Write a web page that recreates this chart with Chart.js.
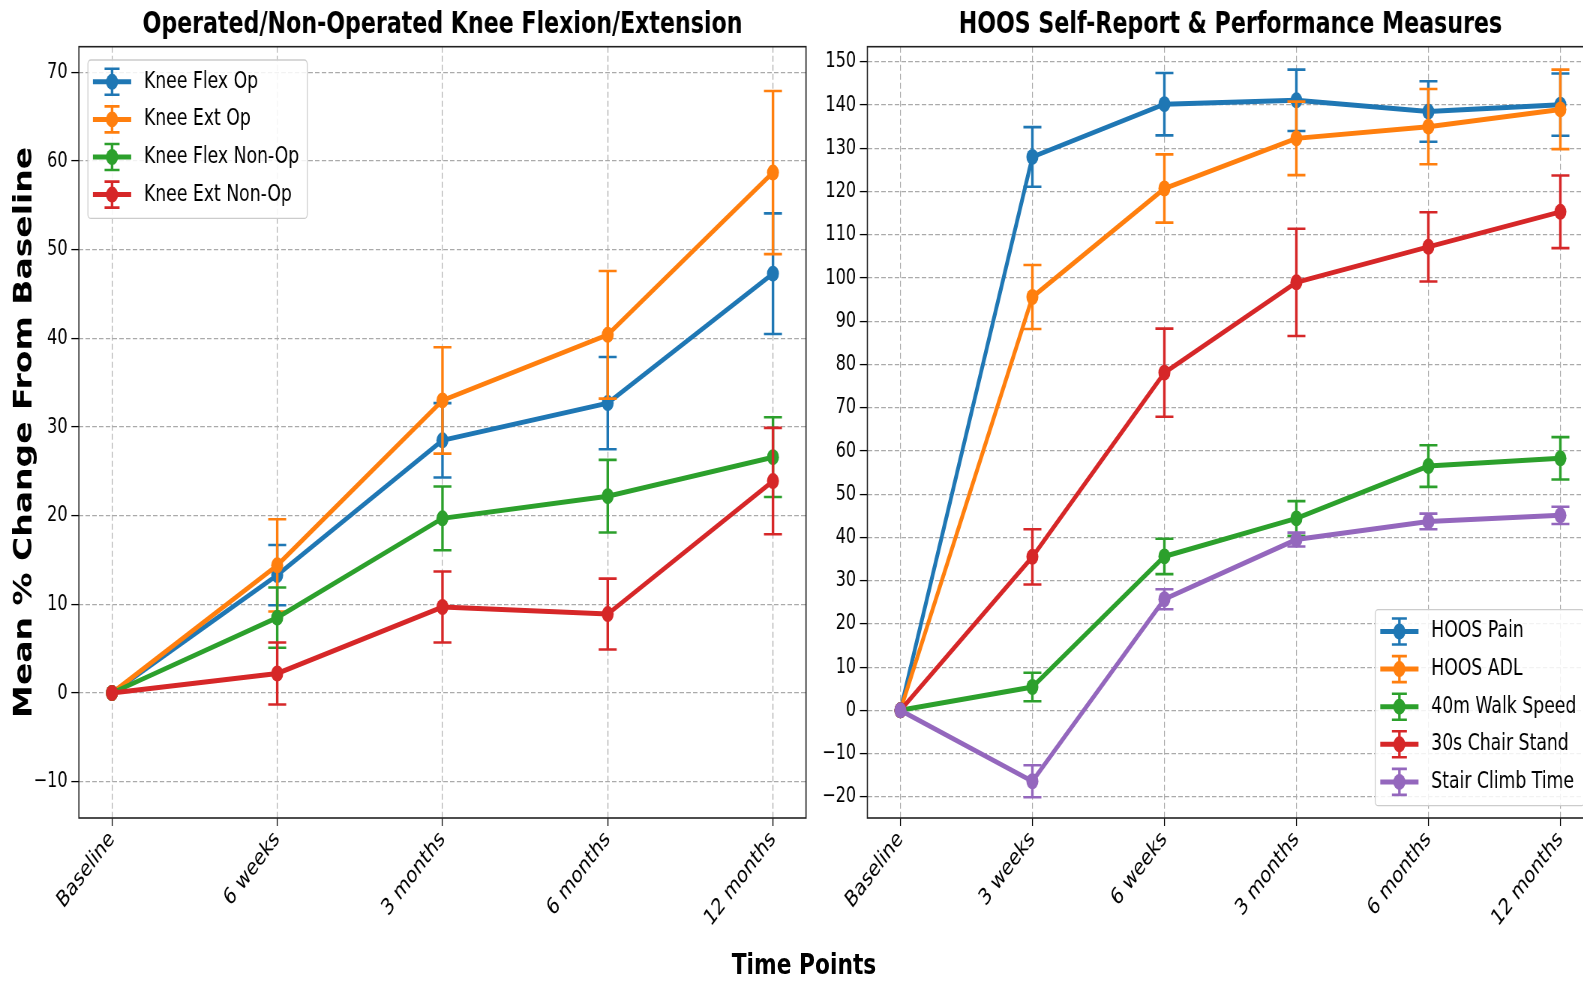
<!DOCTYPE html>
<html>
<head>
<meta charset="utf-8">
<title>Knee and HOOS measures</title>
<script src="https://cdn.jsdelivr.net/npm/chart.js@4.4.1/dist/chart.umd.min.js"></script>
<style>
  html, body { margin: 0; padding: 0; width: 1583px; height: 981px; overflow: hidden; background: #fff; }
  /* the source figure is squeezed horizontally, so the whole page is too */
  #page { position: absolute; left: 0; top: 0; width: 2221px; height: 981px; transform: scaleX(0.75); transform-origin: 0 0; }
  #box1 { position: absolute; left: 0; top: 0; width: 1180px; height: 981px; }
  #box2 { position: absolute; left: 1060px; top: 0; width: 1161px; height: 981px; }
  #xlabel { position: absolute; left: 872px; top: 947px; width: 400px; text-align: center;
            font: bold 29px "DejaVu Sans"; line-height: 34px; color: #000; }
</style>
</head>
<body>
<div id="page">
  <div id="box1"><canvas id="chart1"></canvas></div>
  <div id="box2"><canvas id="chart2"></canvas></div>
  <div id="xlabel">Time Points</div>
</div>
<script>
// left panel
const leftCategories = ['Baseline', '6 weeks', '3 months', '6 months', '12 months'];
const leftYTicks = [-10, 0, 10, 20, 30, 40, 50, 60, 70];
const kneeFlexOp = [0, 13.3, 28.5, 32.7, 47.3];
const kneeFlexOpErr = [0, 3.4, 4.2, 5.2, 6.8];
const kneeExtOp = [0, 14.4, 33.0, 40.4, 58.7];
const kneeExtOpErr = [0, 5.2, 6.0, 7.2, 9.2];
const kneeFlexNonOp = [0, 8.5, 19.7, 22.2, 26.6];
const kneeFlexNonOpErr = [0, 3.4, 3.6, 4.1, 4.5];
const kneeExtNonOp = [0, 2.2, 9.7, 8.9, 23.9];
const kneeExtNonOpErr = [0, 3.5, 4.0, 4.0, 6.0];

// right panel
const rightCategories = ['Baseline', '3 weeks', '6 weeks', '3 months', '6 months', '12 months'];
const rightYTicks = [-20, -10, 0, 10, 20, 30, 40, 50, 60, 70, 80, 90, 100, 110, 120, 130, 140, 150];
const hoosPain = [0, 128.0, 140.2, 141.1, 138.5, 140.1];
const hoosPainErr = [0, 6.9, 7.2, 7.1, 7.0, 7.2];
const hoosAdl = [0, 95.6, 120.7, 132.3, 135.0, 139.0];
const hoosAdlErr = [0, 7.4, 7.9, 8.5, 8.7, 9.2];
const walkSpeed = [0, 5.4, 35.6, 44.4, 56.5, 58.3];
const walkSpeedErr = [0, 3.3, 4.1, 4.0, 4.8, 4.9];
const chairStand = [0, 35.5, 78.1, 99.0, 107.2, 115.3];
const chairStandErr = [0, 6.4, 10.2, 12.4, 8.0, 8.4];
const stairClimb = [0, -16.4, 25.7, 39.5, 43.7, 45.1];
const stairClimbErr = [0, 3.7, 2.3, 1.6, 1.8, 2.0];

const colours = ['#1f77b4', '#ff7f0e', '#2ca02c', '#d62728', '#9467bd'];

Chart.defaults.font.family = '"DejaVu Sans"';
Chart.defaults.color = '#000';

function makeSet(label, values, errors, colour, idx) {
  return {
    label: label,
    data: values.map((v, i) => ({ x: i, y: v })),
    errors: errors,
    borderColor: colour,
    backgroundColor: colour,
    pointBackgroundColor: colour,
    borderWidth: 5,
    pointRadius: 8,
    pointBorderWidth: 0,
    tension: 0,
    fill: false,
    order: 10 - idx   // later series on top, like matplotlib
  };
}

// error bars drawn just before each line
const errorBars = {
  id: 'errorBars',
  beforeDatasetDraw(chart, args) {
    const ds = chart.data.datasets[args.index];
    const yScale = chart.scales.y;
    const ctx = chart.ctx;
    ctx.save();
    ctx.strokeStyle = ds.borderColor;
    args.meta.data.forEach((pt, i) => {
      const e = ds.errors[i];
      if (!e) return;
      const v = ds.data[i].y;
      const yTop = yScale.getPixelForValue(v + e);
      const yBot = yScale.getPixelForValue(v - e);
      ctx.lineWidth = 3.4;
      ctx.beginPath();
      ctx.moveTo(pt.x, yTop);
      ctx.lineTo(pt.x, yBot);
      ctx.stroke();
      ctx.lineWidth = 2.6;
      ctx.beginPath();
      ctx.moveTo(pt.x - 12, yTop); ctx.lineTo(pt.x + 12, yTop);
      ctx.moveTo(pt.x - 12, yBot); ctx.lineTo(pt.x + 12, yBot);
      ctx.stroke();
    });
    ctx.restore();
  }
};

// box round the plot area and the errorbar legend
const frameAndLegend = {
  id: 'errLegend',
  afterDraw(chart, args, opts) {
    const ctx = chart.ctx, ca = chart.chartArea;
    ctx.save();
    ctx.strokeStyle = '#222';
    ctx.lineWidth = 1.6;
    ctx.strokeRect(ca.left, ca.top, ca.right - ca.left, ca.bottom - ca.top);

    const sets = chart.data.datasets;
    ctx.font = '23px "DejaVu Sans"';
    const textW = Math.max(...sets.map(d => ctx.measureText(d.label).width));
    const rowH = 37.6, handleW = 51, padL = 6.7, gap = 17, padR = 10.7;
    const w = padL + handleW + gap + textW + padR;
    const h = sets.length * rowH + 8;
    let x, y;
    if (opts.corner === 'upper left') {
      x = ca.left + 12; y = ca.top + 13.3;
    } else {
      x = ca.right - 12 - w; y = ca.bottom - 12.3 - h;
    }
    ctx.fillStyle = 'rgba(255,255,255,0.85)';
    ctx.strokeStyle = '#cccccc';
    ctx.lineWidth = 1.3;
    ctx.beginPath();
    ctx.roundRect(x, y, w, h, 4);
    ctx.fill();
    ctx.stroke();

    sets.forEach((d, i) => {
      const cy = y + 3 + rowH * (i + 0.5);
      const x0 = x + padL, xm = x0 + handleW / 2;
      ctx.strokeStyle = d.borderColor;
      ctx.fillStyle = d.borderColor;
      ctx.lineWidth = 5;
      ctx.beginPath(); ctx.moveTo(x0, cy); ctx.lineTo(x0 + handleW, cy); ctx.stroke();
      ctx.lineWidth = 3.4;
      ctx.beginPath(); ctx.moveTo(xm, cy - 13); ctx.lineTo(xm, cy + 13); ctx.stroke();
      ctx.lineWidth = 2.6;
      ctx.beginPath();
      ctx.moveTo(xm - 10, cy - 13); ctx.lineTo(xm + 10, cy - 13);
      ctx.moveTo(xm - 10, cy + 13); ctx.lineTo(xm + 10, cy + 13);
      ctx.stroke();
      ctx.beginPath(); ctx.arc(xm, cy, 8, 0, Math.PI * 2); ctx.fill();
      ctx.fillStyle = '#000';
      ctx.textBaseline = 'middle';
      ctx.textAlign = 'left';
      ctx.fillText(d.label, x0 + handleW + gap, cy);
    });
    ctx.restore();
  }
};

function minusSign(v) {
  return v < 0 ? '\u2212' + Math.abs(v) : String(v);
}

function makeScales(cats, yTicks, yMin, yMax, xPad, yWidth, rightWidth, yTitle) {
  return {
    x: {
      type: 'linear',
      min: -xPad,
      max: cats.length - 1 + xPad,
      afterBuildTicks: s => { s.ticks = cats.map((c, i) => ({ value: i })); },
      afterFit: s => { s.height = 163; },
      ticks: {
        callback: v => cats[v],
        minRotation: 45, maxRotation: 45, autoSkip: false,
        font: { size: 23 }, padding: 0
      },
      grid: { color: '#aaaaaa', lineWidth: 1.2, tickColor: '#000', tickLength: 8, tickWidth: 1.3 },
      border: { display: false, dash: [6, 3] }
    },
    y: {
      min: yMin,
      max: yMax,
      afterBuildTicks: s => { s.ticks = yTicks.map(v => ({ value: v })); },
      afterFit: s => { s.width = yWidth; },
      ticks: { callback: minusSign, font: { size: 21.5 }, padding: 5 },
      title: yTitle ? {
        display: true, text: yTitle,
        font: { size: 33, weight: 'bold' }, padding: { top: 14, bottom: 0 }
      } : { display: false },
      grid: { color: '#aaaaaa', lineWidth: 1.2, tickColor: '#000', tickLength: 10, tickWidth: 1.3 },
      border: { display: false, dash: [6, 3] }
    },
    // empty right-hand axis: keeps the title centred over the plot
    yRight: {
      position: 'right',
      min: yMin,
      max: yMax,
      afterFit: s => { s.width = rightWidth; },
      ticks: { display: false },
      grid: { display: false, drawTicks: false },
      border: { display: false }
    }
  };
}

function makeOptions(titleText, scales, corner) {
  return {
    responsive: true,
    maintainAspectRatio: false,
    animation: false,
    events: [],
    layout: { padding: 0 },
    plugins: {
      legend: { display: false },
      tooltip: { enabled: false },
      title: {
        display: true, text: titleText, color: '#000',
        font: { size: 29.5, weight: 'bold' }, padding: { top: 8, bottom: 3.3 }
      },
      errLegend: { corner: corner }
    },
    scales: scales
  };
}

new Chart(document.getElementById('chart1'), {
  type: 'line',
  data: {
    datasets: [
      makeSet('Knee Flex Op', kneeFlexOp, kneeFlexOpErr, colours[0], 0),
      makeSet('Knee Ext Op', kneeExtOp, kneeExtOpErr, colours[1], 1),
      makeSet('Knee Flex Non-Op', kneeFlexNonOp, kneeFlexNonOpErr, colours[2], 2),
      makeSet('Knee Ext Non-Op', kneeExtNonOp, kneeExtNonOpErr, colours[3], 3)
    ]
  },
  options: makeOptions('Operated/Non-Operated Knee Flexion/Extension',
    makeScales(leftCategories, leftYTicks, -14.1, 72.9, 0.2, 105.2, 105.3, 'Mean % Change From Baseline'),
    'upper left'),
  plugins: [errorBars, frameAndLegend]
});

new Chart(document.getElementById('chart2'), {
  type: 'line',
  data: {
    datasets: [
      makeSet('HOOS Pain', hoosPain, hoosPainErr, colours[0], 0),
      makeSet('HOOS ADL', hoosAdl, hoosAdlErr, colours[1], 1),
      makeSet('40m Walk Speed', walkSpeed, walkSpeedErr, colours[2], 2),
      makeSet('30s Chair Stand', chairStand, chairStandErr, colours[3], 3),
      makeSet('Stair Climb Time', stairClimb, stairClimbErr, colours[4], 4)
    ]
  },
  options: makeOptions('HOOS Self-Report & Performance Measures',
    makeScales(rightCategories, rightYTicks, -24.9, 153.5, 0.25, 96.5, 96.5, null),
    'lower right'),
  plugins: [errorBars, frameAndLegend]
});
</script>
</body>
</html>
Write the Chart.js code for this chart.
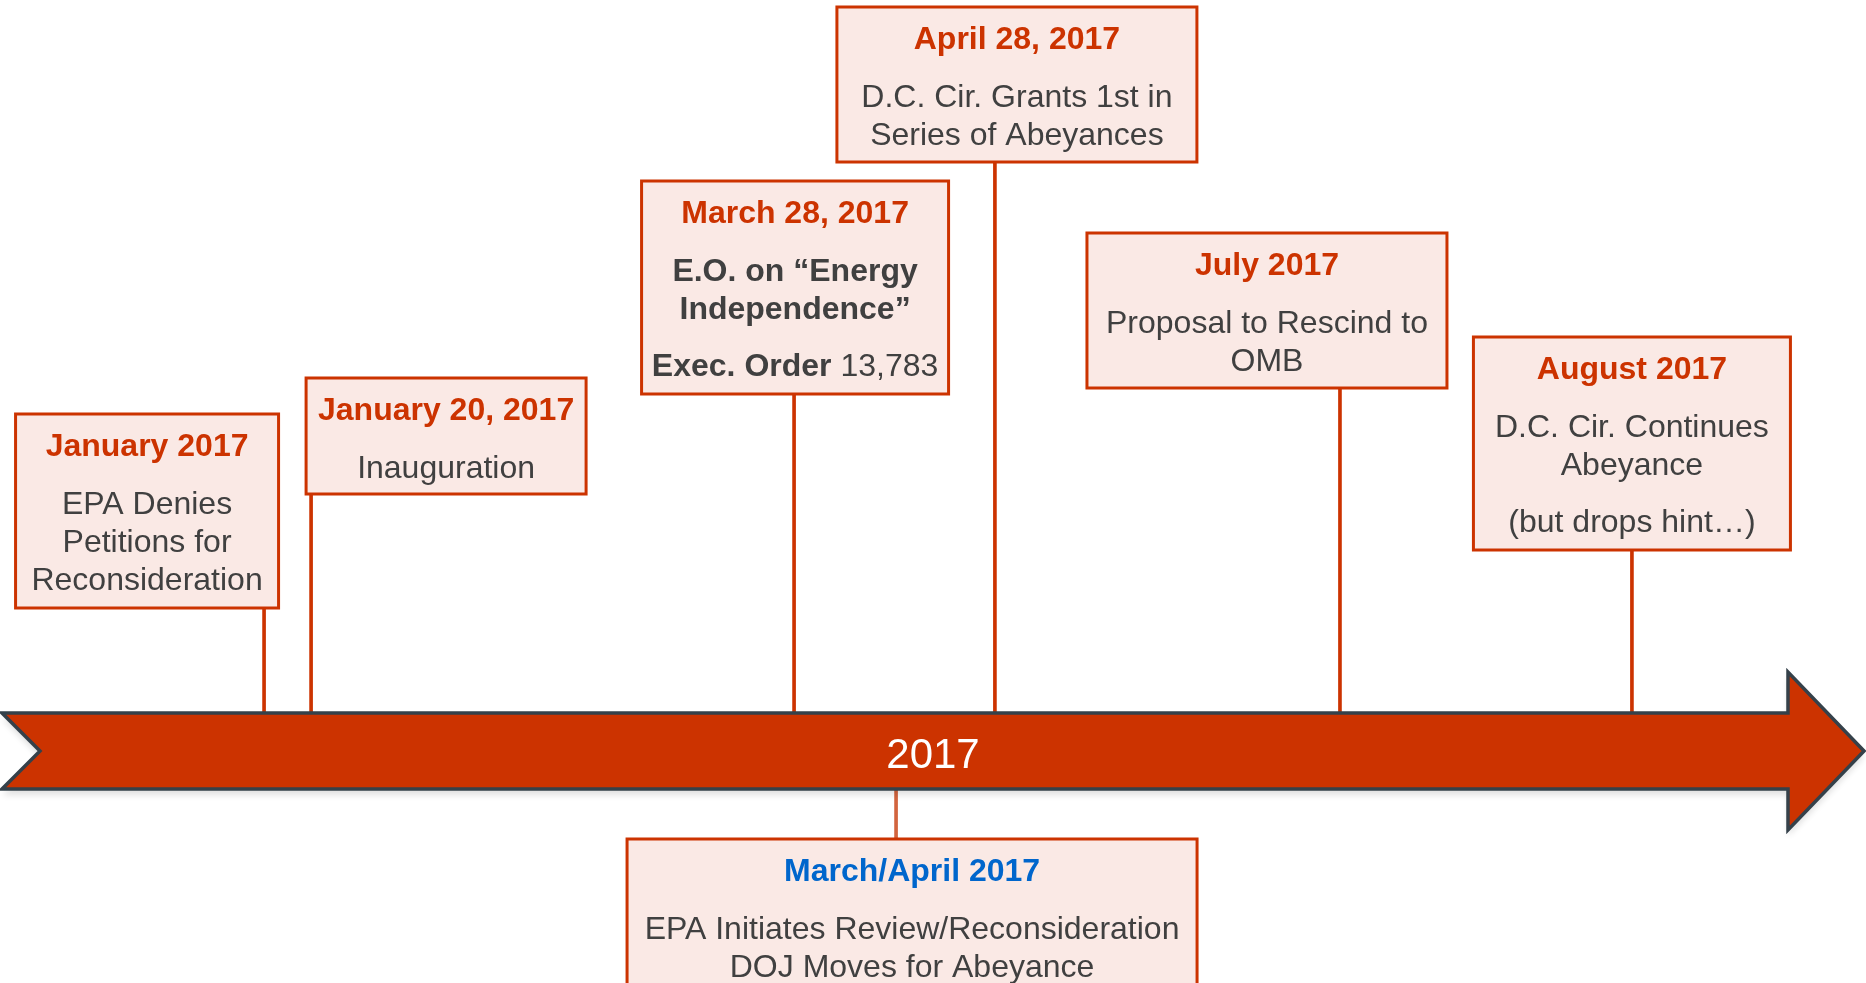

◆ ◆ ◆ ◆ ◆ ◆ ◆

▸ **Problem details**:
Find how many lines of the listing include the string "page" and give that number, nothing else.

▸ **Complete response**:
4